Em texto anterior deixei claro — sempre partindo de uma visão constitucional — meu ponto de vista que o mau governo, ou a incompetência administrativa, não justificam o processo de impedimento. Há, realmente, limites hermenêuticos para a expressão “crime de responsabilidade”. “Crime”, mesmo não se tratando de infração penal, não é má administração! Para isso, realmente, concordo com o meu crítico, para o bem ou para o mal, deve se preservar a vontade popular que reelegeu o honesto, ainda que inapto.

Se o povo votou mal, deverá aprender votando bem na próxima eleição. Na leitura constitucional, o impeachment exige “crime de responsabilidade”, que ainda que não se trata de infração penal em sentido estrito, certamente não basta para caracterizá-lo a simples má gestão.

Diferentemente do modelo norte-americano, não temos impeachment por “má conduta”. A nossa Constituição somente prevê o processo de impedimento por “crimes de responsabilidade”, o que é muito distinto do previsto na Constituição dos Estados Unidos, que no artigo II, sec. 4, refere-se a Treason, Bribery, or other high Crimes and Misdemeanors. Embora a expressão high crimes and misdemeanors permita grande abertura semântica, em especial, em relação a misdemeanors, é evidente que ela se aproxima mais dos “malfeitos”, para usarmos uma expressão ao gosto da atual mandatária. Porém, isso não autoriza o impeachment entre nós. E não se brinca com a legalidade! Seria diferente, para continuarmos no exemplo estadunidense, se nossa Constituição admitisse o impeachment por maladministration (Constituição de Massachusetts, cap, I, sec. II, art. VII) ou ainda malpractice (Constituição de New Hampsihre, part. II, art. 38) ou mesmo incompetency (Constituição de West Virginia, art. IV, n. 9).
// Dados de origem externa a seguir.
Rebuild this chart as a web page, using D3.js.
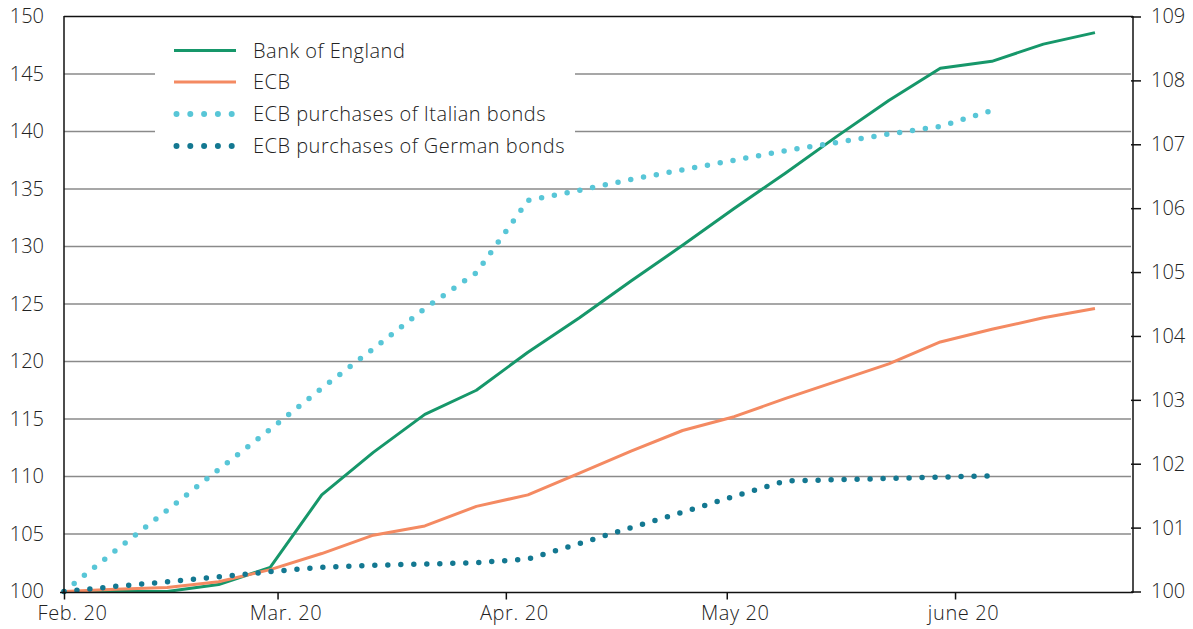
<!DOCTYPE html>
<html>
<head>
<meta charset="utf-8">
<script src="https://cdn.jsdelivr.net/npm/d3@7"></script>
<style>
  html, body { margin: 0; padding: 0; background: #fff; }
  svg { display: block; }
  text { font-family: "Open Sans", "Noto Sans", sans-serif; font-weight: 300; fill: #222; }
</style>
</head>
<body>
<svg id="chart" width="1193" height="629"></svg>
<script>
// ---- data ----
const dates = ["2020-02-01","2020-02-08","2020-02-15","2020-02-22","2020-02-29","2020-03-07","2020-03-14",
  "2020-03-21","2020-03-28","2020-04-04","2020-04-11","2020-04-18","2020-04-25","2020-05-02","2020-05-09",
  "2020-05-16","2020-05-23","2020-05-30","2020-06-06","2020-06-13","2020-06-20"];
// left axis
const bankOfEngland = [100, 100, 100, 100.6, 102.1, 108.4, 112.1, 115.4, 117.5, 120.8, 123.8, 127.0, 130.1, 133.3, 136.4, 139.6, 142.7, 145.5, 146.1, 147.6, 148.6];
const ecb = [100, 100.2, 100.35, 100.85, 101.9, 103.3, 104.9, 105.7, 107.4, 108.4, 110.3, 112.2, 114.0, 115.2, 116.8, 118.3, 119.8, 121.7, 122.8, 123.8, 124.6];
// right axis
const italianBonds = [100, 100.64, 101.27, 101.91, 102.54, 103.18, 103.80, 104.43, 104.99, 106.12, 106.28, 106.45, 106.60, 106.75, 106.90, 107.03, 107.16, 107.28, 107.53];
const germanBonds = [100, 100.08, 100.15, 100.23, 100.31, 100.38, 100.41, 100.43, 100.45, 100.51, 100.75, 101.00, 101.24, 101.49, 101.73, 101.75, 101.77, 101.79, 101.81];

const seriesNames = ["Bank of England", "ECB", "ECB purchases of Italian bonds", "ECB purchases of German bonds"];
const monthTicks = ["2020-02-01","2020-03-01","2020-04-01","2020-05-01","2020-06-01"];
const monthLabels = ["Feb. 20", "Mar. 20", "Apr. 20", "May 20", "june 20"];
const leftTicks = [100,105,110,115,120,125,130,135,140,145,150];
const rightTicks = [100,101,102,103,104,105,106,107,108,109];

// ---- layout ----
const svg = d3.select("#chart");
const x0 = 64, x1 = 1133, yTop = 16.5, yBot = 591.5;
const parse = d3.utcParse("%Y-%m-%d");
const x = d3.scaleUtc()
  .domain([parse("2020-02-01"), new Date(Date.UTC(2020, 5, 25, 4))])
  .range([x0, x1]);
const yL = d3.scaleLinear().domain([100, 150]).range([yBot, yTop]);
const yR = d3.scaleLinear().domain([100, 109]).range([yBot, yTop]);

// gridlines
svg.append("g").selectAll("line")
  .data(leftTicks.filter(d => d > 100 && d < 150))
  .join("line")
  .attr("x1", x0).attr("x2", x1 - 2)
  .attr("y1", d => yL(d)).attr("y2", d => yL(d))
  .attr("stroke", "#8a8a8a").attr("stroke-width", 1.5);

// top line
svg.append("line").attr("x1", x0).attr("x2", x1).attr("y1", yL(150)).attr("y2", yL(150))
  .attr("stroke", "#111").attr("stroke-width", 1.5);

// legend background
const lg = svg.append("g");
lg.append("rect").attr("x", 155).attr("y", 30).attr("width", 420).attr("height", 132).attr("fill", "#fff");

// series
const colors = ["#16976a", "#f48a62", "#58c6d7", "#137891"];
const seriesData = [
  {vals: bankOfEngland, scale: yL, dotted: false},
  {vals: ecb, scale: yL, dotted: false},
  {vals: italianBonds, scale: yR, dotted: true},
  {vals: germanBonds, scale: yR, dotted: true}
];
seriesData.forEach((s, i) => {
  const pts = s.vals.map((v, j) => [parse(dates[j]), v]);
  const line = d3.line().x(d => x(d[0])).y(d => s.scale(d[1]));
  const p = svg.append("path").datum(pts).attr("d", line)
    .attr("fill", "none").attr("stroke", colors[i]);
  if (s.dotted) {
    p.attr("stroke-width", 5.5).attr("stroke-linecap", "round").attr("stroke-dasharray", "0 13");
  } else {
    p.attr("stroke-width", 3).attr("stroke-linejoin", "round");
  }
});

// axes
const fs = "20px";
const ax = svg.append("g").attr("transform", `translate(0,${yBot + 1})`)
  .call(d3.axisBottom(x).tickValues(monthTicks.map(parse)).tickSize(7)
    .tickFormat((d, i) => monthLabels[i]));
ax.select(".domain").remove();
ax.selectAll(".tick line").attr("stroke", "#111").attr("stroke-width", 1.5);
ax.selectAll(".tick text").attr("font-size", fs).attr("dx", 8).attr("y", 13)
  .attr("letter-spacing", "0.6px");
svg.append("line").attr("x1", x0 - 4).attr("x2", x1).attr("y1", yBot + 1).attr("y2", yBot + 1)
  .attr("stroke", "#111").attr("stroke-width", 1.5);

const al = svg.append("g").attr("transform", `translate(${x0},0)`)
  .call(d3.axisLeft(yL).tickValues(leftTicks).tickSize(0).tickPadding(20));
al.select(".domain").remove();
al.selectAll(".tick text").attr("font-size", fs);
svg.append("line").attr("x1", x0).attr("x2", x0).attr("y1", yTop - 0.5).attr("y2", yBot + 1.5)
  .attr("stroke", "#111").attr("stroke-width", 1.5);

const ar = svg.append("g").attr("transform", `translate(${x1},0)`)
  .call(d3.axisRight(yR).tickValues(rightTicks).tickSize(8).tickPadding(10));
ar.select(".domain").remove();
ar.selectAll(".tick line").attr("x1", -2).attr("stroke", "#111").attr("stroke-width", 1.5);
ar.selectAll(".tick text").attr("font-size", fs);
svg.append("line").attr("x1", x1).attr("x2", x1).attr("y1", yTop - 0.5).attr("y2", yBot + 1.5)
  .attr("stroke", "#111").attr("stroke-width", 1.5);
svg.selectAll(".tick text").style("font-family", null);

// legend
const rowY = [50.5, 82, 114, 146];
seriesNames.forEach((name, i) => {
  const g = lg.append("g");
  const l = g.append("line").attr("x1", 174).attr("x2", 236).attr("y1", rowY[i]).attr("y2", rowY[i])
    .attr("stroke", colors[i]);
  if (seriesData[i].dotted) {
    l.attr("x1", 176.5).attr("x2", 232).attr("stroke-width", 6).attr("stroke-linecap", "round")
      .attr("stroke-dasharray", "0 13.8");
  } else {
    l.attr("stroke-width", 3);
  }
  g.append("text").attr("x", 253).attr("y", rowY[i]).attr("dy", "0.35em")
    .attr("font-size", fs).attr("letter-spacing", "0.5px").text(name);
});
</script>
</body>
</html>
Cremos portanto, que não é cabível a crítica de que fizemos analogias ou “pan-hermeneutismo” com a coisa mais sagrada da democracia, que é a vontade do povo. Sim, a democracia é o regime da vontade popular, mas no Estado Democrático de Direito a vontade popular pode muito, mas não pode tudo. Prevalece a vontade da maioria, respeitados os direitos fundamentais das minorias. E, no caso, a aprovação popular não pode manter no cargo um presidente que cometeu crime de responsabilidade, seja antes, seja depois da eleição. Assim como a vontade popular não pode eleger alguém que por seus atos tenha se tornado inelegível.

Encerramos com a mesma convicção do artigo anterior: poder sem responsabilidade é incompatível com Estado Democrático de Direito, mesmo para governante que recebeu seu mandato da vontade popular. Concluímos com a lição do ilustre jurista gaúcho Paulo Brossard: “a só eleição, ainda que isenta, periódica e lisamente apurada, não esgota a realidade democrática, pois, além de mediata ou imediatamente resultante de sufrágio popular, as autoridades designadas para exercitar o governo devem responder pelo uso que dele fizerem”.